Renowed scholar devoted life to classic novel
Updated: 2012-06-02 07:44
By Mei Jia (China Daily)
Zhou Ruchang, 95, China's leading scholar of A Dream of Red Mansions
Zhou began his lifelong study of the book in 1947. He kept working even from his sickbed, though he had bad eyesight and was almost deaf, and dictated a 12-point synopsis on a new book to his daughter Zhou Lunling, only a week ago.
"My father did not care about fame and did not fear death. Being able to do more in-depth research on the book is the only thing he couldn't let go of," the daughter said. "He wished he had been able to accomplish more."
"Zhou is the only one to have devoted so much time - 65 years - to delving deep into the novel's world," Zhao Jianzhong, a Tianjin Normal University professor and council member of the Chinese Society of A Dream of Red Mansions, told China Daily.
"His devotion and contribution are beyond the reach of many others," Zhao said.
Zhou was considered the trendsetter in modern studies of the book. He unveiled information about the life, family and history of Cao Xueqin, the mysterious author of the book, using credible sources to help reveal the hidden aspects of the text.
"To be frank, what I've done with Red Mansion studies is that I look at it from a broad perspective," Zhou said. "The novel contains the essence of Chinese culture, and represents the entity of beauty."
Born to a well-off family in Tianjin, Zhou got a good early education in traditional classics and was a fluent English speaker who later became an English-language major at Yenching University. His language talent helped in introducing the Chinese classic and related culture to foreign readers, especially when he visited four American universities, including Princeton, in the 1980s.
It also impressed the US scholar Ronald Gray, who visited Zhou many times for the translation of the first-ever English-language biography of Cao.
"I view Zhou Ruchang as my teacher. I have learned so much from him about the novel and Chinese culture, and greatly admire his long and heartfelt devotion to the novel," Gray told China Daily in a previous interview.
After graduation, Zhou became a teacher at Sichuan University. There he published the influential book New Evidences to A Dream of Red Mansions, which is considered a landmark, and won him the recognition of pioneering scholar Hu Shi.
He later specialized in Red Mansions studies at the Chinese National Academy of Arts, and produced 60 books.
Zhao, the Tianjin Normal University professor, said he had the greatest respect for Zhou's diligence and passion. Because Zhou in recent decades wasn't able to write and read, he dictated his last books, and his children recorded and read them to him for revision.
"When it came to A Dream of Red Mansions, he had such irrepressible energy that his children sometimes couldn't keep up with him," Zhao said.
"Because I'm cut off from the outer world (because of deafness and poor vision), I'm very good at inspecting my inner thoughts," Zhou told Chinese media in 2011.
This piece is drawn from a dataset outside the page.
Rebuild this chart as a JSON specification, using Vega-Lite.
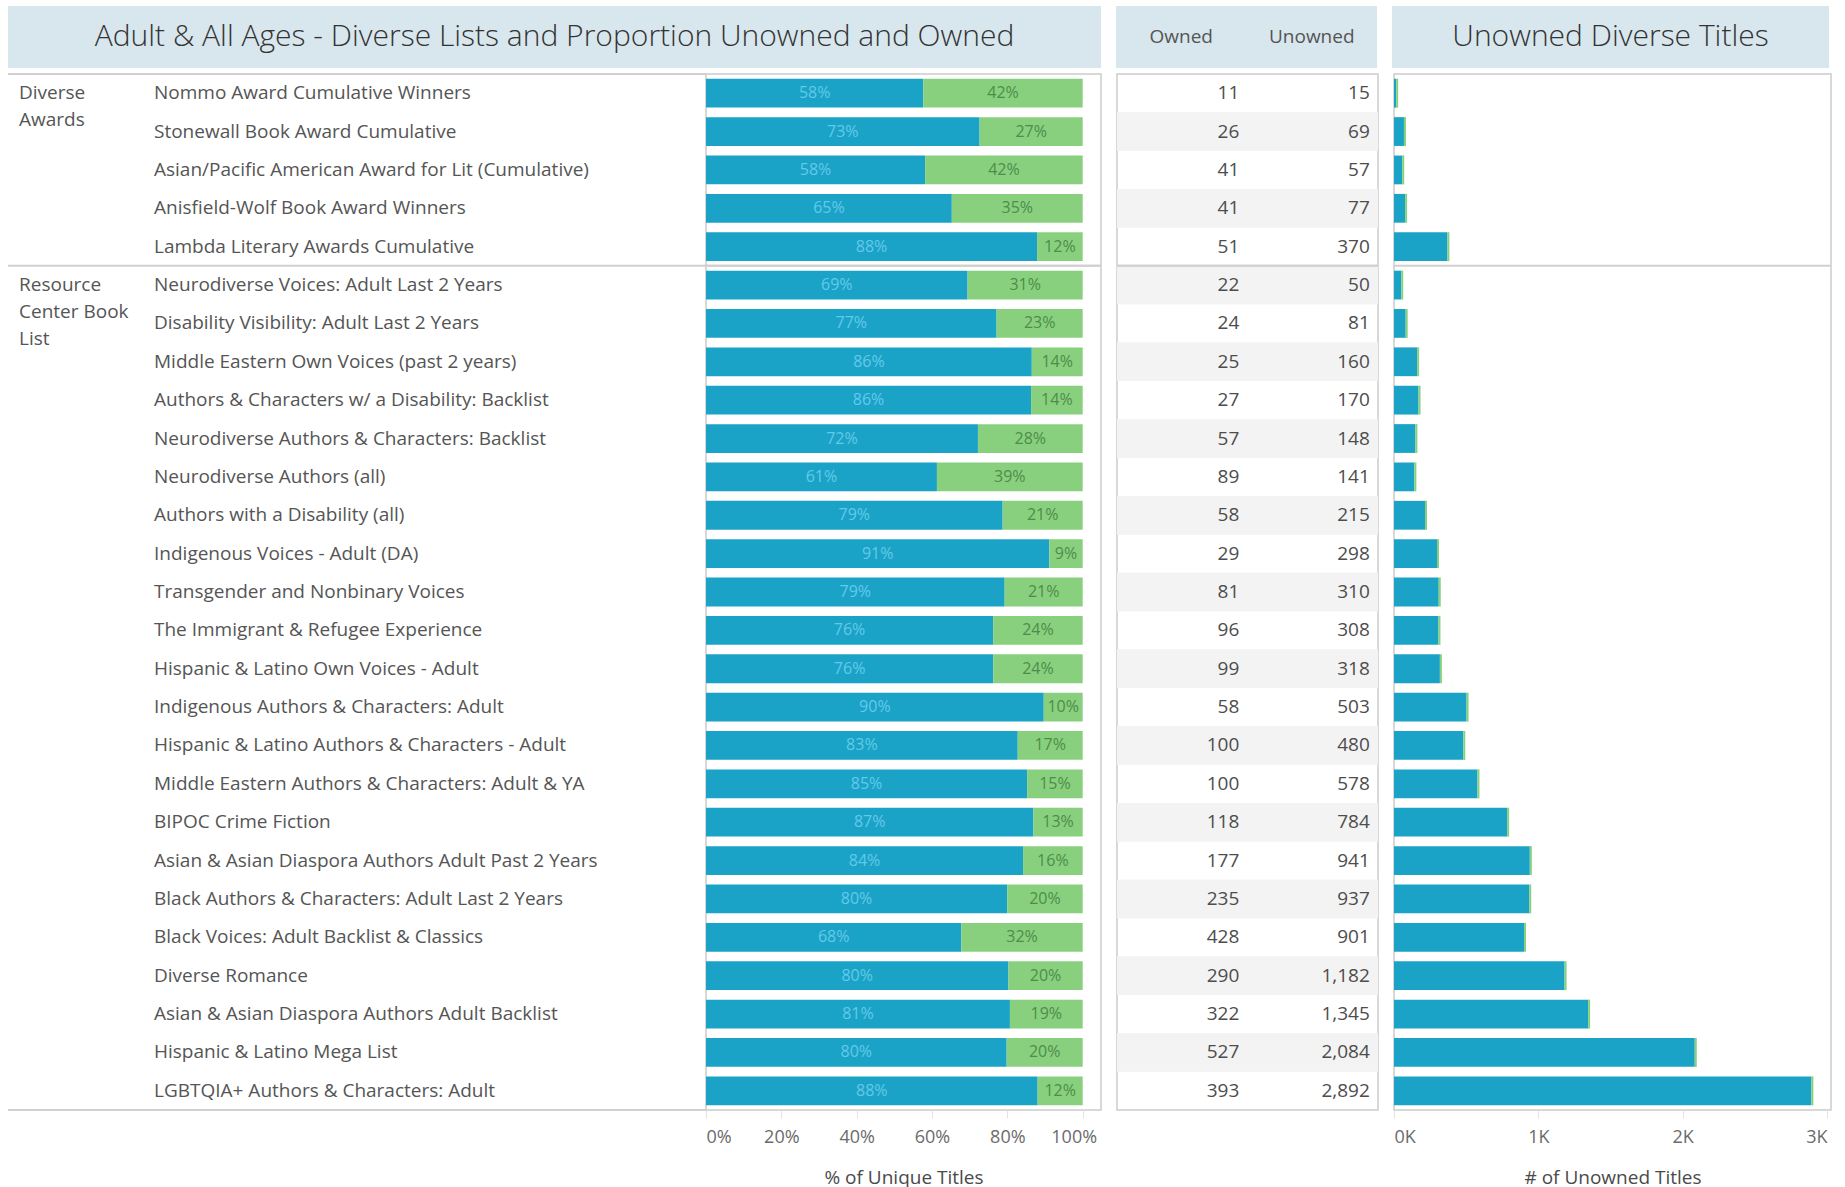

Zhou was easy-going and humorous. "He treated people equally and with sincere affection," Zhao said, adding that Zhou's devotion to Red Mansion studies made him "pure" in personality and in social relations.
Zhou was also an accomplished calligrapher, "who was generous and never traded his artworks for money", as Zhao said.
Zhou Lunling said her father died peacefully surrounded by his family. She said the family will honor his wish of "leaving the world silently with no memorial services".
"I have lived a life with no regrets, though there were expectations I didn't live up to," were Zhou's last words.